O Tribunal de Contas de Santa Catarina (TCE/SC), em decisão inédita publicada no início de fevereiro definiu que deverá ser considerado o gênero autodeclarado nos registros civis do servidor público para a realização do cálculo de aposentadoria do segurado trans.
A decisão se deu após provocação da Prefeitura de Itajaí que coordenou uma consulta sobre a aplicação das regras para concessão de aposentadoria nos casos em que o segurado realiza a mudança de gênero nos documentos oficiais.
O Instituto de Previdência de Itajaí teve a iniciativa em realizar a consulta a fim de ter amparo jurídico em decisões futuras quanto a concessão de benefícios previdenciários a população trans.
Importante frisar ainda que faz parte do quadro de funcionários públicos do município segurada transgênera, que recentemente promoveu a alteração dos documentos oficiais a fim de constar o gênero autodeclarado e que, futuramente, ao completar os requisitos para aposentar-se, poderá requerer o benefício sem encontrar óbices a sua concessão.
Trate-se de um importante avanço para a comunidade LGBTQIAP+. A Constituição Federal de 1988 em seu artigo 194, §1º prevê que a previdência deve ser estabelecida de forma universal, ou seja, deve tutelar a todos de forma igualitária, sem qualquer tipo de discriminação, assim devendo respeitar o gênero escolhido pelo segurado, bem como devendo ainda prevalecer os princípios fundamentais da igualdade e da isonomia.
Sendo assim, a decisão do TCE de Santa Catarina está de acordo com a nossa Carta Magna ao considerar a identidade de gênero que o segurado trans apresentar no momento em que fizer o requerimento de benefício previdenciário para realização dos cálculos, bem como está em consonância com os princípios fundamentais e basilares da dignidade da pessoa humana, da igualdade e da isonomia.
Essa importante decisão do TCE refletirá em toda a comunidade LGBTQIAP+, visto que coloca fim as discussões anteriores quanto a concessão de aposentadoria a esses segurados com a utilização de um cálculo misto, o qual, por sua vez, considerava o tempo recolhido pelo segurado quando ainda tinha o antigo gênero e o tempo após realizar a alteração do gênero, o que causa conflito quanto à media que deveria ser utilizada para concessão do benefício.
No entanto, é necessário destacar que, o segurado transgênero deverá apresentar os documentos oficiais devidamente atualizados, ou seja, com o prenome e o gênero alterados conforme a manifestação da sua vontade, devendo ainda providenciar a retificação dos dados na base da Autarquia logo após a alteração dos documentos, a fim de assegurar todos os seus direitos previdenciários.

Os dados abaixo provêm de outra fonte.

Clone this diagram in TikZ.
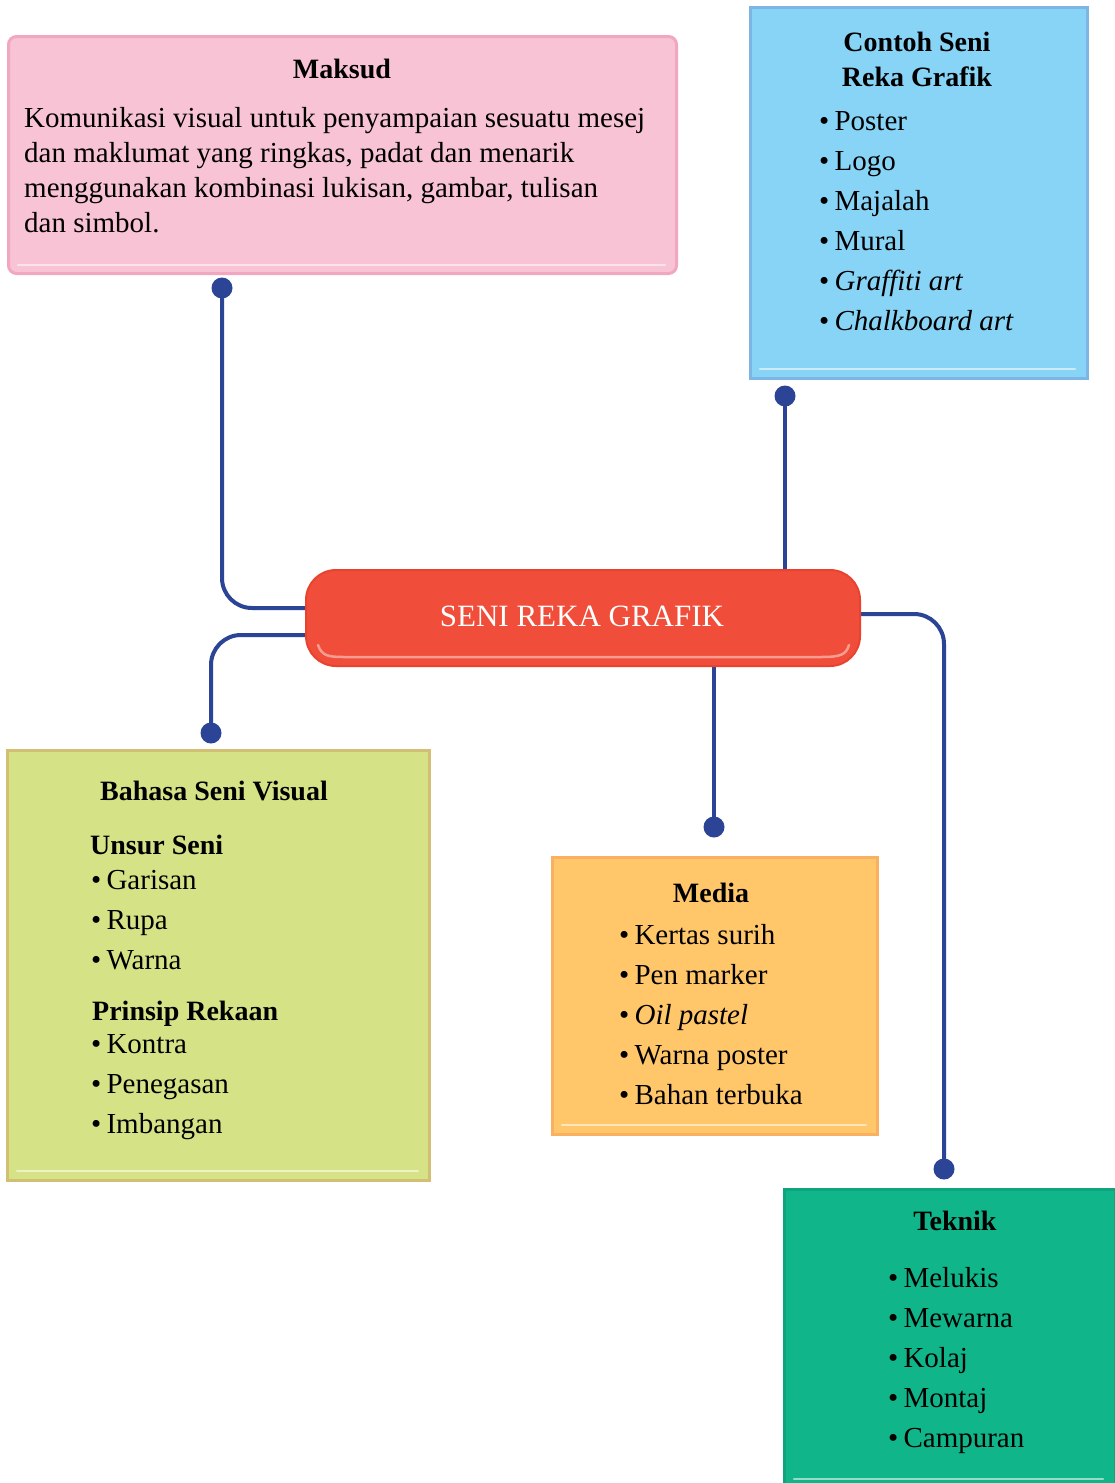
\documentclass[tikz,border=0pt]{standalone}
\usepackage{fontspec}
\setmainfont{Liberation Serif}
\definecolor{pinkfill}{HTML}{F8C3D5}
\definecolor{pinkedge}{HTML}{F2A7C1}
\definecolor{bluefill}{HTML}{88D4F6}
\definecolor{blueedge}{HTML}{7DB6E4}
\definecolor{redfill}{HTML}{F04E3A}
\definecolor{rededge}{HTML}{E9432F}
\definecolor{limefill}{HTML}{D5E286}
\definecolor{limeedge}{HTML}{D3BF74}
\definecolor{orangefill}{HTML}{FFC76A}
\definecolor{orangeedge}{HTML}{F9B060}
\definecolor{tealfill}{HTML}{10B589}
\definecolor{tealedge}{HTML}{0FA47C}
\definecolor{connblue}{HTML}{2B4495}
\newcommand{\bul}{•\hspace{0.18em}}
\begin{document}
\begin{tikzpicture}[x=1pt,y=-1pt,
  box/.style={draw, line width=3pt, anchor=north west, inner sep=0pt},
  conn/.style={draw=connblue, line width=4pt},
  dot/.style={circle, fill=connblue, inner sep=0pt, minimum size=21pt},
  txt/.style={anchor=base west, inner sep=0pt, font=\fontsize{29}{34}\selectfont},
  ttl/.style={anchor=base, inner sep=0pt, font=\fontsize{28}{32}\selectfont\bfseries},
  sub/.style={anchor=base west, inner sep=0pt, font=\fontsize{28}{32}\selectfont\bfseries},
  shine/.style={draw=white, line width=2.5pt, opacity=0.55, line cap=round}
]
\useasboundingbox (0,0) rectangle (1114,1483);
\fill[white] (0,0) rectangle (1114,1483);

% boxes
\node[box, draw=pinkedge, fill=pinkfill, rounded corners=8pt, minimum width=668pt, minimum height=237pt] (maksud) at (7,35) {};
\node[box, draw=blueedge, fill=bluefill, minimum width=337pt, minimum height=371pt] (contoh) at (749,6) {};
\node[box, draw=limeedge, fill=limefill, minimum width=422pt, minimum height=430pt] (bahasa) at (6,749) {};
\node[box, draw=orangeedge, fill=orangefill, minimum width=325pt, minimum height=277pt] (media) at (551,856) {};
\node[box, draw=tealedge, fill=tealfill, minimum width=331pt, minimum height=300pt] (teknik) at (783,1188) {};

% box shines
\draw[shine] (18,265) -- (665,265);
\draw[shine] (760,369) -- (1075,369);
\draw[shine] (17,1171) -- (418,1171);
\draw[shine] (562,1125) -- (866,1125);
\draw[shine] (794,1479) -- (1103,1479);

% dots
\node[dot] (dM) at (222,288) {};
\node[dot] (dC) at (785,396) {};
\node[dot] (dB) at (211,733) {};
\node[dot] (dD) at (714,827) {};
\node[dot] (dT) at (944,1169) {};

\coordinate (jM) at (320,608);
\coordinate (jB) at (320,635);
\coordinate (jC) at (785,580);
\coordinate (jD) at (714,655);
\coordinate (jT) at (845,614);

% connectors
\draw[conn, rounded corners=30pt] (dM.center) |- (jM);
\draw[conn, rounded corners=30pt] (jB) -| (dB.center);
\draw[conn] (dC.center) -- (jC);
\draw[conn] (jD) -- (dD.center);
\draw[conn, rounded corners=30pt] (jT) -| (dT.center);

% central node
\node[draw=rededge, line width=2pt, fill=redfill, rounded corners=30pt, minimum width=554pt, minimum height=96pt, inner sep=0pt] (seni) at (583,618) {};
\draw[shine, opacity=0.45] (318,645) .. controls (322,656) and (328,657) .. (345,657) -- (821,657) .. controls (840,657) and (846,655) .. (849,645);
\node[anchor=base, inner sep=0pt, text=white, font=\fontsize{31}{34}\selectfont] (seniT) at (582,626) {SENI REKA GRAFIK};

% Maksud text
\node[ttl] (mT) at (342,78) {Maksud};
\node[txt] (m1) at (24,127) {Komunikasi visual untuk penyampaian sesuatu mesej};
\node[txt] (m2) at (24,162) {dan maklumat yang ringkas, padat dan menarik};
\node[txt] (m3) at (24,197) {menggunakan kombinasi lukisan, gambar, tulisan};
\node[txt] (m4) at (24,232) {dan simbol.};

% Contoh text
\node[ttl] (cT1) at (917,51) {Contoh Seni};
\node[ttl] (cT2) at (917,86) {Reka Grafik};
\node[txt] (c1) at (819,130) {\bul Poster};
\node[txt] (c2) at (819,170) {\bul Logo};
\node[txt] (c3) at (819,210) {\bul Majalah};
\node[txt] (c4) at (819,250) {\bul Mural};
\node[txt] (c5) at (819,290) {\bul \textit{Graffiti art}};
\node[txt] (c6) at (819,330) {\bul \textit{Chalkboard art}};

% Bahasa text
\node[ttl] (bT) at (214,800) {Bahasa Seni Visual};
\node[sub] (bS1) at (90,854) {Unsur Seni};
\node[txt] (b1) at (91,889) {\bul Garisan};
\node[txt] (b2) at (91,929) {\bul Rupa};
\node[txt] (b3) at (91,969) {\bul Warna};
\node[sub] (bS2) at (92,1020) {Prinsip Rekaan};
\node[txt] (b4) at (91,1053) {\bul Kontra};
\node[txt] (b5) at (91,1093) {\bul Penegasan};
\node[txt] (b6) at (91,1133) {\bul Imbangan};

% Media text
\node[ttl] (dTt) at (711,902) {Media};
\node[txt] (d1) at (619,944) {\bul Kertas surih};
\node[txt] (d2) at (619,984) {\bul Pen marker};
\node[txt] (d3) at (619,1024) {\bul \textit{Oil pastel}};
\node[txt] (d4) at (619,1064) {\bul Warna poster};
\node[txt] (d5) at (619,1104) {\bul Bahan terbuka};

% Teknik text
\node[ttl] (tT) at (955,1230) {Teknik};
\node[txt] (t1) at (888,1287) {\bul Melukis};
\node[txt] (t2) at (888,1327) {\bul Mewarna};
\node[txt] (t3) at (888,1367) {\bul Kolaj};
\node[txt] (t4) at (888,1407) {\bul Montaj};
\node[txt] (t5) at (888,1447) {\bul Campuran};
\end{tikzpicture}
\end{document}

Segundo a Corte de Contas, a decisão publicada está em harmonia com o entendimento aplicado pelo Supremo Tribunal Federal (STF) e do Superior Tribunal de Justiça (STJ), declarando ainda que “em atendimento ao princípio da dignidade da pessoa humana e da vedação à discriminação o funcionário responsável pela análise dos processos de aposentadoria deve dedicar tratamento diferenciado em casos de servidores que realizaram alteração de gênero.”
Informou o Tribunal ainda que “para o servidor que tenha realizado alteração de gênero/sexo, deverá ser considerado o gênero que está constante no registro civil de pessoa natural (certidão de nascimento) no momento do requerimento do benefício previdenciário. Se a alteração do registro do gênero ocorrer após o requerimento de aposentadoria, a concessão do benefício e a apreciação do ato, para fins de registro, deve observar a nova condição”, ou seja, mesmo que o segurado altere o gênero nos documentos oficiais somente após dar entrada no pedido de aposentadoria, a nova condição ainda assim deverá prevalecer.
E vale frisar que é possível que um segurado que não conseguiu solicitar a aposentadoria de acordo com a identidade de gênero autodeclarada recorra à Justiça. Não só existe a possibilidade de socorrer-se ao judiciário em caso de indeferimento da aposentadoria ao segurado trans, como é uma prática bastante comum atualmente, tendo em vista que a LBPS (Lei de Benefícios da Previdência Social) ainda não dispõe de normas específicas sobre as regras para a aposentadoria do segurado que optou pela mudança de gênero, o que acaba levando ao indeferimento administrativo do benefício na grande maioria das vezes.
No entanto, é notório que não se pode subtrair esse direito do segurado, independente da sua identidade de gênero, devendo a autarquia previdenciária adaptar-se conforme as mudanças e evolução da sociedade, bem como, a jurisprudência é vasta em reconhecer o direito do segurado trans em aposentar-se de acordo com o gênero que escolheu vivenciar.